Multiple Weyl fermions in the noncentrosymmetric semimetal LaAlSi

TL;DR

This study uncovers both type-I and type-II Weyl fermions in nonmagnetic LaAlSi through magnetotransport measurements and calculations, highlighting its potential for exploring Weyl physics and magnetism relations.

Contribution

It provides the first experimental and theoretical evidence of multiple Weyl fermions in nonmagnetic LaAlSi, expanding understanding of Weyl semimetals beyond magnetic systems.

Findings

Identification of type-I and type-II Weyl states in LaAlSi.

Observation of nontrivial Berry phases linked to Weyl points.

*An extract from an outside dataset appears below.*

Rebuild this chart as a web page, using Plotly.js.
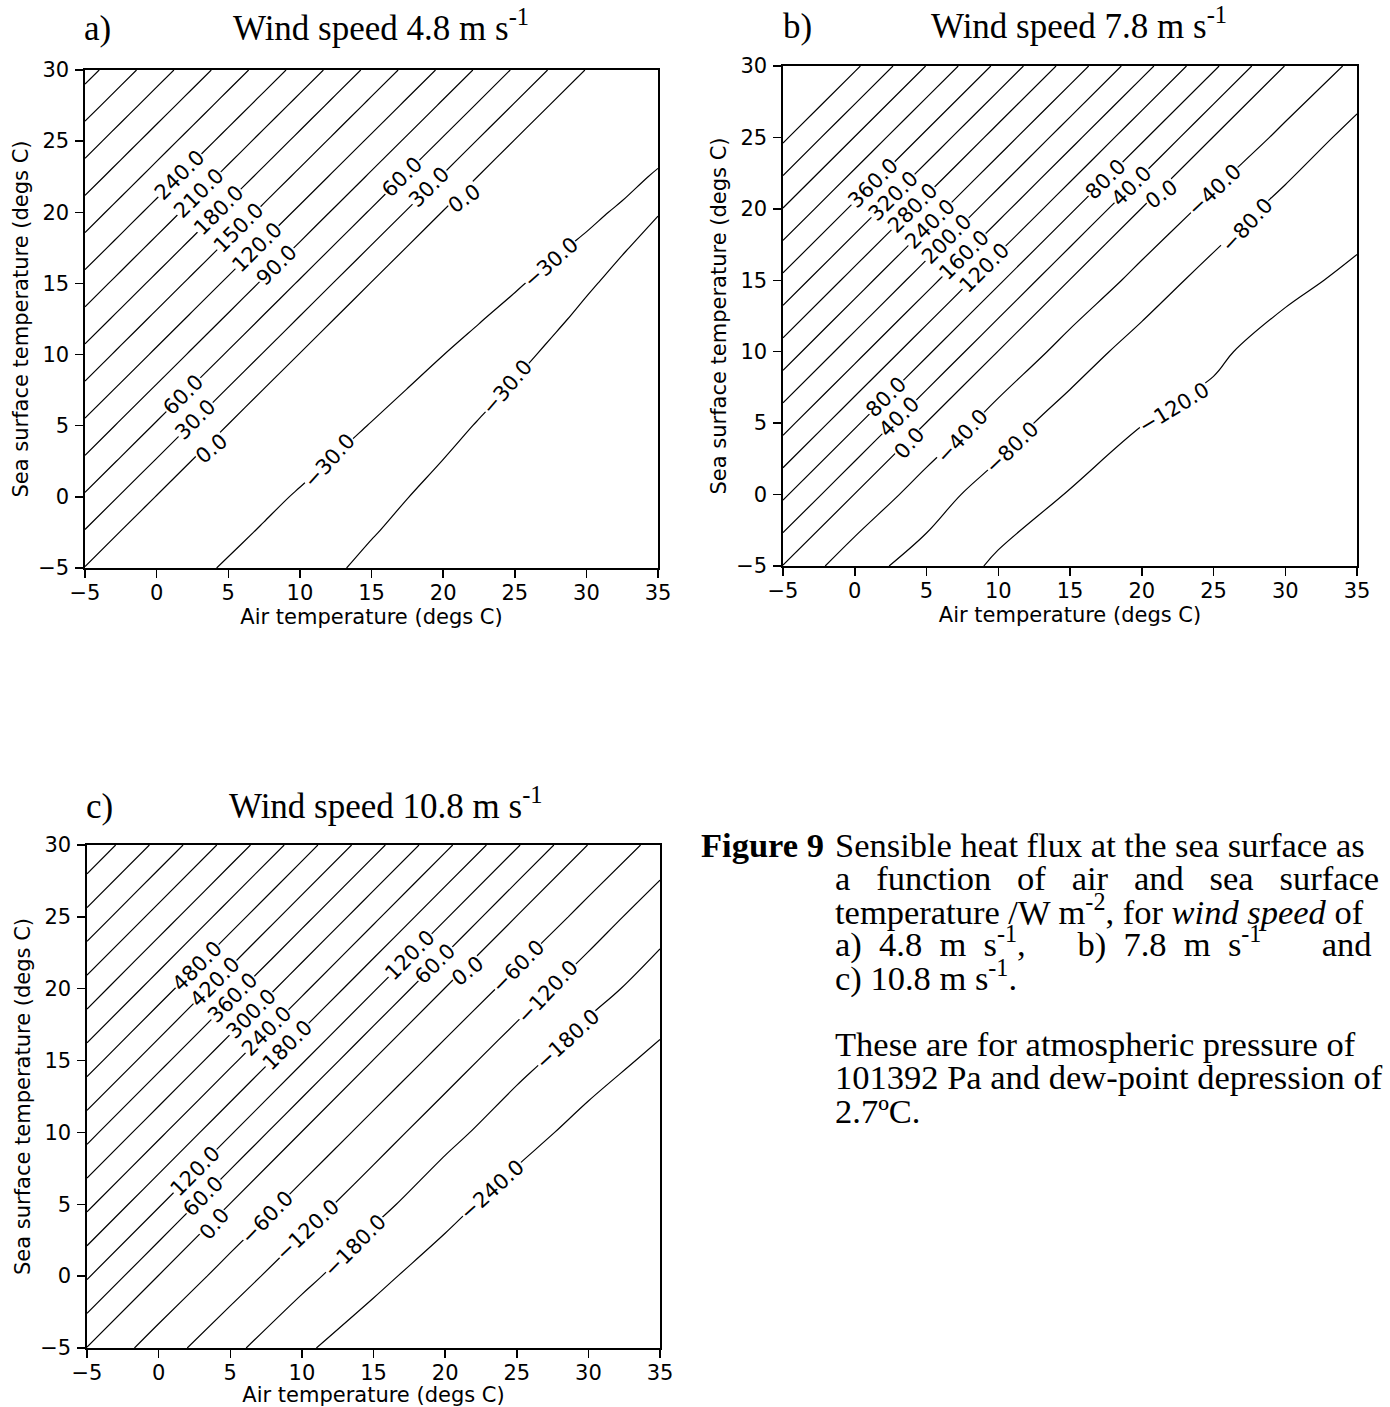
<!DOCTYPE html>
<html>
<head>
<meta charset="utf-8">
<script src="https://cdn.plot.ly/plotly-3.0.1.min.js"></script>
<style>
  html, body { margin: 0; padding: 0; background: #ffffff; }
  #fig { width: 1390px; height: 1407px; }
</style>
</head>
<body>
<div id="fig"></div>
<script>
// Sensible heat flux (W m-2) over a grid of air temperature (x) and sea surface temperature (y).
// Rows run along sea surface temperature, columns along air temperature.

// 2.5-degree grid used for the 4.8 m/s case (the stable side has a shallow flux minimum)
const airTempFine = [-5, -2.5, 0, 2.5, 5, 7.5, 10, 12.5, 15, 17.5, 20, 22.5, 25, 27.5, 30, 32.5, 35];
const seaTempFine = [-5, -2.5, 0, 2.5, 5, 7.5, 10, 12.5, 15, 17.5, 20, 22.5, 25, 27.5, 30];

// 5-degree grid used for the 7.8 and 10.8 m/s cases
const airTemp = [-5, 0, 5, 10, 15, 20, 25, 30, 35];
const seaTemp = [-5, 0, 5, 10, 15, 20, 25, 30];

// Wind speed 4.8 m/s
const fluxWind48 = [
  [-1.2, -11.9, -21.1, -27.5, -31.2, -32.8, -32.7, -30.7, -28.4, -26.8, -25.5, -24.5, -23.7, -23.1, -22.7, -22.3, -22.0],
  [27.6, -1.2, -11.9, -21.0, -27.4, -31.1, -32.8, -32.5, -30.4, -28.3, -26.7, -25.4, -24.4, -23.7, -23.1, -22.6, -22.3],
  [56.4, 27.6, -1.2, -11.9, -21.0, -27.4, -31.1, -32.7, -32.4, -30.1, -28.1, -26.5, -25.3, -24.3, -23.6, -23.0, -22.6],
  [85.1, 56.4, 27.6, -1.2, -11.6, -20.6, -27.0, -30.8, -32.5, -32.2, -29.9, -27.9, -26.4, -25.2, -24.3, -23.5, -23.0],
  [113.9, 85.1, 56.4, 27.6, -1.2, -11.3, -20.1, -26.5, -30.5, -32.3, -31.9, -29.6, -27.7, -26.2, -25.1, -24.2, -23.5],
  [142.6, 113.9, 85.1, 56.4, 27.6, -1.2, -11.1, -19.8, -26.2, -30.2, -32.1, -31.7, -29.4, -27.5, -26.1, -25.0, -24.1],
  [171.4, 142.6, 113.9, 85.1, 56.4, 27.6, -1.2, -10.8, -19.4, -25.8, -29.95, -31.9, -31.4, -29.1, -27.3, -25.9, -24.8],
  [200.1, 171.4, 142.6, 113.9, 85.1, 56.4, 27.6, -1.2, -10.6, -19.1, -25.5, -29.7, -31.7, -31.1, -28.8, -27.1, -25.7],
  [228.9, 200.1, 171.4, 142.6, 113.9, 85.1, 56.4, 27.6, -1.2, -10.4, -18.8, -25.1, -29.4, -31.5, -30.7, -28.5, -26.9],
  [257.6, 228.9, 200.1, 171.4, 142.6, 113.9, 85.1, 56.4, 27.6, -1.2, -10.1, -18.2, -24.5, -28.9, -31.3, -30.4, -28.3],
  [286.4, 257.6, 228.9, 200.1, 171.4, 142.6, 113.9, 85.1, 56.4, 27.6, -1.2, -9.7, -17.7, -23.9, -28.4, -31.0, -30.2],
  [315.1, 286.4, 257.6, 228.9, 200.1, 171.4, 142.6, 113.9, 85.1, 56.4, 27.6, -1.2, -9.4, -17.2, -23.4, -27.9, -30.8],
  [343.9, 315.1, 286.4, 257.6, 228.9, 200.1, 171.4, 142.6, 113.9, 85.1, 56.4, 27.6, -1.2, -9.2, -16.8, -22.8, -27.4],
  [372.6, 343.9, 315.1, 286.4, 257.6, 228.9, 200.1, 171.4, 142.6, 113.9, 85.1, 56.4, 27.6, -1.2, -8.9, -16.3, -22.3],
  [401.4, 372.6, 343.9, 315.1, 286.4, 257.6, 228.9, 200.1, 171.4, 142.6, 113.9, 85.1, 56.4, 27.6, -1.2, -8.6, -15.9]
];

// Wind speed 7.8 m/s
const fluxWind78 = [
  [-1.0, -67.3, -93.8, -126.6, -136, -143, -148, -152, -155],
  [86.9, -1.0, -63.9, -97.4, -122.0, -132, -139, -144, -148],
  [174.9, 86.9, -1.0, -61.0, -99.3, -119.5, -129.5, -136, -141],
  [262.9, 174.9, 86.9, -1.0, -58.4, -98.1, -115, -132.9, -139],
  [350.9, 262.9, 174.9, 86.9, -1.0, -55.2, -96.9, -112, -126.8],
  [438.9, 350.9, 262.9, 174.9, 86.9, -1.0, -53.7, -94.8, -107.9],
  [526.9, 438.9, 350.9, 262.9, 174.9, 86.9, -1.0, -51.0, -94.9],
  [614.9, 526.9, 438.9, 350.9, 262.9, 174.9, 86.9, -1.0, -49.75]
];

// Wind speed 10.8 m/s
const fluxWind108 = [
  [-1.5, -89.8, -165.4, -231.1, -275, -287, -295, -299, -299.5],
  [126.0, -1.5, -87.9, -162.7, -224.7, -270, -284, -292, -297],
  [253.5, 126.0, -1.5, -86.6, -161.4, -219.7, -268, -282, -290],
  [381.0, 253.5, 126.0, -1.5, -85.9, -161.4, -215.3, -262, -278],
  [508.5, 381.0, 253.5, 126.0, -1.5, -85.4, -161.4, -211.7, -254.6],
  [636.0, 508.5, 381.0, 253.5, 126.0, -1.5, -84.5, -159.5, -205],
  [763.5, 636.0, 508.5, 381.0, 253.5, 126.0, -1.5, -82.9, -160],
  [891.0, 763.5, 636.0, 508.5, 381.0, 253.5, 126.0, -1.5, -81.8]
];

// Contour levels for each wind speed
const levelsWind48 = { start: -30, end: 390, size: 30 };
const levelsWind78 = { start: -120, end: 520, size: 40 };
const levelsWind108 = { start: -240, end: 900, size: 60 };

// Labelled contour levels, each with the (air, sea) temperature where its label sits
const labelsWind48 = [
  [240, 2.4, 21.8], [210, 3.6, 20.7], [180, 4.8, 19.7], [150, 6.0, 18.6], [120, 7.4, 17.2], [90, 8.5, 16.2],
  [60, 17.2, 22.4], [30, 19.0, 21.8], [0, 21.1, 21.4],
  [60, 2.4, 6.6], [30, 3.0, 5.2], [0, 3.7, 3.5],
  [-30, 12.0, 2.6], [-30, 27.3, 16.6], [-30, 24.5, 7.7]
];
const labelsWind78 = [
  [360, 1.8, 21.3], [320, 3.1, 20.5], [280, 4.3, 19.8], [240, 5.5, 18.7], [200, 6.5, 17.8], [160, 7.6, 16.8], [120, 9.0, 15.9],
  [80, 17.4, 22.2], [40, 19.2, 21.7], [0, 21.2, 21.3], [-40, 25.1, 21.3], [-80, 27.2, 19.0],
  [80, 2.5, 6.5], [40, 3.2, 5.3], [0, 3.7, 3.7], [-40, 7.4, 4.2], [-80, 10.8, 3.4], [-120, 22.0, 6.5]
];
const labelsWind108 = [
  [480, 2.7, 21.6], [420, 3.8, 20.6], [360, 5.0, 19.5], [300, 6.3, 18.4], [240, 7.4, 17.2], [180, 8.8, 16.3],
  [120, 17.4, 22.5], [60, 19.2, 21.8], [0, 21.3, 21.6], [-60, 25.1, 21.5], [-120, 27.0, 19.9], [-180, 28.2, 16.9],
  [120, 2.6, 7.3], [60, 3.2, 5.5], [0, 3.8, 3.7], [-60, 7.4, 4.2], [-120, 10.4, 3.2], [-180, 13.5, 2.3], [-240, 23.2, 6.1]
];

const panelLetters = ['a)', 'b)', 'c)'];
const panelTitles = ['Wind speed 4.8 m s<sup>-1</sup>', 'Wind speed 7.8 m s<sup>-1</sup>', 'Wind speed 10.8 m s<sup>-1</sup>'];
const xTitle = 'Air temperature (degs C)';
const yTitle = 'Sea surface temperature (degs C)';

// wide gaps for the justified caption lines
const GAP = '\u00a0\u2002';
const captionHead = '<b>Figure 9</b>';
const captionLines = [
  'Sensible heat flux at the sea surface as',
  ['a', 'function', 'of', 'air', 'and', 'sea', 'surface'].join(GAP),
  'temperature /W m<sup>-2</sup>, for <i>wind speed</i> of',
  'a)\u00a0 4.8\u00a0 m\u00a0 s<sup>-1</sup>,\u00a0\u00a0\u00a0\u00a0\u00a0 b)\u00a0 7.8\u00a0 m\u00a0 s<sup>-1</sup>\u00a0\u00a0\u00a0\u00a0\u00a0\u00a0 and',
  'c) 10.8 m s<sup>-1</sup>.'
];
const captionNote = [
  'These are for atmospheric pressure of',
  '101392 Pa and dew-point depression of',
  '2.7\u00baC.'
];

// ---- page geometry ----
const W = 1390, H = 1407;
const px = x => x / W;
const py = y => 1 - y / H;

const SANS = 'DejaVu Sans';
const SERIF = 'Liberation Serif';
const CAPTION_SIZE = 34.5;

// plot boxes in page pixels: [left, right, top, bottom]
const boxes = [
  [85, 658, 70, 568],
  [783, 1357, 66, 566],
  [87, 660, 845, 1348]
];
const xDom = b => [px(b[0]), px(b[1])];
const yDom = b => [py(b[3]), py(b[2])];

function contourTrace(z, x, y, levels, xa, ya) {
  return {
    type: 'contour',
    x: x, y: y, z: z,
    xaxis: xa, yaxis: ya,
    autocontour: false,
    contours: { start: levels.start, end: levels.end, size: levels.size, coloring: 'none', showlabels: false },
    line: { color: '#000', width: 1.2, smoothing: 1 },
    showscale: false,
    hoverinfo: 'skip'
  };
}

function xAxis(domain, anchor) {
  return {
    domain: domain, anchor: anchor,
    range: [-5, 35], tick0: 0, dtick: 5,
    ticks: 'outside', ticklen: 8, tickwidth: 1.5, tickcolor: '#000',
    ticklabelstandoff: -3,
    showline: true, linewidth: 1.6, linecolor: '#000', mirror: true,
    showgrid: false, zeroline: false, automargin: false,
    tickfont: { family: SANS, size: 21, color: '#000' },
    title: { text: xTitle, font: { family: SANS, size: 21, color: '#000' }, standoff: 2 }
  };
}

function yAxis(domain, anchor) {
  return {
    domain: domain, anchor: anchor,
    range: [-5, 30], tick0: 0, dtick: 5,
    ticks: 'outside', ticklen: 8, tickwidth: 1.5, tickcolor: '#000',
    ticklabelstandoff: 2,
    showline: true, linewidth: 1.6, linecolor: '#000', mirror: true,
    showgrid: false, zeroline: false, automargin: false,
    tickfont: { family: SANS, size: 21, color: '#000' },
    title: { text: yTitle, font: { family: SANS, size: 21, color: '#000' }, standoff: 4 }
  };
}

// --- contour label placement: find where a level crosses a given air temperature ---
function columnAt(z, xs, xq) {
  let i = 0;
  while (i < xs.length - 2 && xs[i + 1] < xq) i++;
  const t = (xq - xs[i]) / (xs[i + 1] - xs[i]);
  return z.map(row => row[i] + t * (row[i + 1] - row[i]));
}
function levelCrossing(z, xs, ys, level, xq, yHint) {
  const col = columnAt(z, xs, xq);
  let best = null;
  for (let j = 0; j < ys.length - 1; j++) {
    const a = col[j] - level, b = col[j + 1] - level;
    if (a === 0 || a * b < 0) {
      const yc = ys[j] + (ys[j + 1] - ys[j]) * (a / (a - b));
      if (best === null || Math.abs(yc - yHint) < Math.abs(best - yHint)) best = yc;
    }
  }
  return best;
}
function contourLabels(z, xs, ys, labels, box, xref, yref) {
  const sx = (box[1] - box[0]) / 40, sy = (box[3] - box[2]) / 35;
  const out = [];
  labels.forEach(([level, ta, ts]) => {
    const h = 0.5;
    const y0 = levelCrossing(z, xs, ys, level, ta, ts);
    if (y0 === null) return;
    const xa = Math.max(-5, ta - h), xb = Math.min(35, ta + h);
    const ya = levelCrossing(z, xs, ys, level, xa, ts);
    const yb = levelCrossing(z, xs, ys, level, xb, ts);
    const slope = (ya !== null && yb !== null) ? (yb - ya) / (xb - xa) : 1;
    // slide along the line to the point nearest the label spot
    const shift = ((ts - y0) * slope * sy * sy) / (sx * sx + slope * slope * sy * sy);
    const x1 = Math.min(34.5, Math.max(-4.5, ta + shift));
    const y1 = levelCrossing(z, xs, ys, level, x1, ts);
    const angle = -Math.atan2(slope * sy, sx) * 180 / Math.PI;
    out.push({
      x: x1, y: y1 === null ? y0 : y1, xref: xref, yref: yref,
      text: level.toFixed(1).replace('-', '\u2212'),
      textangle: angle, showarrow: false,
      xanchor: 'center', yanchor: 'middle',
      bgcolor: '#ffffff', borderpad: 0,
      font: { family: SANS, size: 21, color: '#000' }
    });
  });
  return out;
}

const data = [
  contourTrace(fluxWind48, airTempFine, seaTempFine, levelsWind48, 'x', 'y'),
  contourTrace(fluxWind78, airTemp, seaTemp, levelsWind78, 'x2', 'y2'),
  contourTrace(fluxWind108, airTemp, seaTemp, levelsWind108, 'x3', 'y3')
];

const annotations = [].concat(
  contourLabels(fluxWind48, airTempFine, seaTempFine, labelsWind48, boxes[0], 'x', 'y'),
  contourLabels(fluxWind78, airTemp, seaTemp, labelsWind78, boxes[1], 'x2', 'y2'),
  contourLabels(fluxWind108, airTemp, seaTemp, labelsWind108, boxes[2], 'x3', 'y3')
);

function note(text, x, y, opts) {
  annotations.push(Object.assign({
    text: text, xref: 'paper', yref: 'paper', x: px(x), y: py(y),
    showarrow: false, xanchor: 'left', yanchor: 'bottom',
    font: { family: SERIF, size: 35, color: '#000' }
  }, opts || {}));
}

// panel headings (y is the bottom of the text box)
const letterPos = [[82, 50], [781, 48], [84, 828]];
const titlePos = [[231, 50], [929, 48], [227, 828]];
panelLetters.forEach((t, i) => note(t, letterPos[i][0], letterPos[i][1]));
panelTitles.forEach((t, i) => note(t, titlePos[i][0], titlePos[i][1]));

// caption
const capFont = { family: SERIF, size: CAPTION_SIZE, color: '#000' };
note(captionHead, 826, 866, { xanchor: 'right', font: capFont });
captionLines.forEach((t, i) => note(t, 833, 866 + i * 33.4, { font: capFont }));
captionNote.forEach((t, i) => note(t, 833, 1065 + i * 33.4, { font: capFont }));

const layout = {
  width: W, height: H,
  margin: { l: 0, r: 0, t: 0, b: 0, pad: 0 },
  paper_bgcolor: '#ffffff', plot_bgcolor: '#ffffff',
  showlegend: false,
  font: { family: SANS, color: '#000' },
  xaxis: xAxis(xDom(boxes[0]), 'y'),
  yaxis: yAxis(yDom(boxes[0]), 'x'),
  xaxis2: xAxis(xDom(boxes[1]), 'y2'),
  yaxis2: yAxis(yDom(boxes[1]), 'x2'),
  xaxis3: xAxis(xDom(boxes[2]), 'y3'),
  yaxis3: yAxis(yDom(boxes[2]), 'x3'),
  annotations: annotations
};

Plotly.newPlot('fig', data, layout, { staticPlot: true, displayModeBar: false });
</script>
</body>
</html>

Detection of Zeeman splitting under high magnetic fields.

Abstract

The noncentrosymmetric RAlPn (R = rare earth, Pn = Si, Ge) family, predicted to host nonmagnetic and magnetic Weyl states, provide an excellent platform for investigating the relation between magnetism and Weyl physics. By using high field magnetotransport measurements and first principles calculations, we have unveiled herein both type-I and type-II Weyl states in the nonmagnetic LaAlSi. By a careful comparison between experimental results and theoretical calculations, nontrivial Berry phases associated with the Shubnikov-de Haas oscillations are ascribed to the electron Fermi pockets related to both types of Weyl points located ~ 0.1 eV above and exactly on the Fermi level, respectively. Under high magnetic field, signatures of Zeeman splitting are also observed. These results indicate that, in addition to the importance for exploring intriguing physics of multiple Weyl fermions, LaAlSi as a comparison with magnetic Weyl semimetals in the RAlPn family would also yield valuable insights into the relation between magnetism and Weyl physics.